リアルではなくネットの世界で行われる現代版「生徒指導」、その実情とは?
生徒指導の先生といえば、「登校時、門の前に立っている」というイメージを持つ人が多いと思いますが、現代では、ネット上にも目を配っているようです。

学校の生徒指導の先生といえば、「登校時、門の前に立っている」「服装の乱れをチェックする」など、子どもたちのリアルな行動に目を配るイメージを持つ人が多いと思いますが、スマートフォンやSNSが全盛の現代では、「生徒がネット上で問題行動を起こしていないか」を注視するケースもあるようです。ネット上では、「時代の変化を感じる」「携帯電話すらなかった頃とは大違い」「今も昔も生徒指導は大変」など、さまざまな声が上がっています。
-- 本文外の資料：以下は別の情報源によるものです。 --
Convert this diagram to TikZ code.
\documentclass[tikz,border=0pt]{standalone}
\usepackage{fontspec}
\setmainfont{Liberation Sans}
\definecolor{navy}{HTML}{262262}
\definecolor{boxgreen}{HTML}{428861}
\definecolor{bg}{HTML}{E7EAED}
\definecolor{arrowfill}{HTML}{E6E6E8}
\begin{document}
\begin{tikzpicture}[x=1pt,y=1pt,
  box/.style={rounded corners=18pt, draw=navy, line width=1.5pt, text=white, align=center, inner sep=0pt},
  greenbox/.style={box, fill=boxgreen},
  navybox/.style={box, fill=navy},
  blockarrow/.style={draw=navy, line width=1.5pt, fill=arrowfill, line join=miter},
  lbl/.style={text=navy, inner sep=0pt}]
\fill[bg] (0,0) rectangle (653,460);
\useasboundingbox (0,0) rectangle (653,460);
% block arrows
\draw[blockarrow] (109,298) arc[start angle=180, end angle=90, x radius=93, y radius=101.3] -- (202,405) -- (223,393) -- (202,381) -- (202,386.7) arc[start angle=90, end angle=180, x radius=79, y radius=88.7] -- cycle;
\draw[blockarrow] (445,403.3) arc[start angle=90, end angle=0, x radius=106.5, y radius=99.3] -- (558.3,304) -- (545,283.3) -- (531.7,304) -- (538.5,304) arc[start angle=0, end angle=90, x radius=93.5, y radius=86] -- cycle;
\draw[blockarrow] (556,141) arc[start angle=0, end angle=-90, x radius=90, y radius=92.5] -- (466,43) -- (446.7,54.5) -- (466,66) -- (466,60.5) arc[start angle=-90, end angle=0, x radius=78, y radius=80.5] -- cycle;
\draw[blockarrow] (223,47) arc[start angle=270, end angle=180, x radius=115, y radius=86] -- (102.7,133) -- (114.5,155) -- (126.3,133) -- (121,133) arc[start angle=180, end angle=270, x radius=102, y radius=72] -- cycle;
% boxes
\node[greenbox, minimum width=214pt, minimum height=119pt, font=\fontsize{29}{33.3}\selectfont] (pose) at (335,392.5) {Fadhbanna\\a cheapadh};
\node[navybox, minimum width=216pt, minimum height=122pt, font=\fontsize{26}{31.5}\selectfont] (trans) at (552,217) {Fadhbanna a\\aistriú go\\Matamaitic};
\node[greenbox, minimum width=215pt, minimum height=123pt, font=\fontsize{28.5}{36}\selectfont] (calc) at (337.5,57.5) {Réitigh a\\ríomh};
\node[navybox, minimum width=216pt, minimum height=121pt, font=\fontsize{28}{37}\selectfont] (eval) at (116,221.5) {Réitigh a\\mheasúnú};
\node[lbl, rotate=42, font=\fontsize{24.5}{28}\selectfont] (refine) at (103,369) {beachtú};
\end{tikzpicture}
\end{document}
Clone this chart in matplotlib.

子どもたちを取り巻く問題と、先生たちを悩ませる現代の「生徒指導」とはどのようなものでしょうか。元千葉県警上席少年補導専門員として、青少年の非行問題や児童虐待問題などに数多く携わってきた少年問題アナリストの上條理恵さんが解説します。
見えにくくなった「サイン」
そもそも「生徒指導」とは、文部科学省が定める「学習指導要領」に基づくもので、簡略化すると、子ども一人一人の自己実現に向け、「自己存在感」「共感力」「自己決定力」を育て、「やってよいこと」「やってはいけないこと」を判断できる自律性を育成し、人生を歩んでいくための基盤となる「生きる力」を身に付けさせるための教育活動を指します。
学校全体として、生徒全体を対象に取り組むべきものであって、生徒一人一人を個別に指導するのは本来の姿ではありませんが、現実には「生徒指導=個別指導」になってしまっています。
生徒指導という言葉は、昭和40年代以降に広まったとされますが、本質の部分は昔も今も変わっていません。しかし、一方で、子どもを取り巻く事象は時代とともに変化し続けています。
現代の子どもたちは昔と比べて、「窓ガラスを割る」「不良グループとつるむ」「たばこを堂々と吸う」といった分かりやすい「非行・不良行為」があまり見られなくなったと耳にすることがあります。一昔前、思春期の子どもにとってステータスだった「不良」「たばこ」は、現代の子どもたちには「ダサいもの」となっているようです。一方で、昔は子どもが抱える精神的な不安定さが、不良行為や喫煙行為で顕在化していたといえます。
現代の子どもは、こうした不良行為は減りましたが、決して問題がなくなったわけではありません。子どもの内面的な問題は「潜在化」しており、むしろサインは見過ごされやすくなっています。例えば、普段おとなしくて控えめな生徒が何らかの問題を抱えていたとしても、そのサインは看過されてしまいがちです。そうした生徒がある日突然自殺し、「なぜ」「原因が分からない」と周囲が驚くケースもしばしばです。
潜在化によって、問題が可視化されづらいからこそ、保護者や先生といった周囲の大人がかなり敏感にアンテナを張らなければならないのが現状です。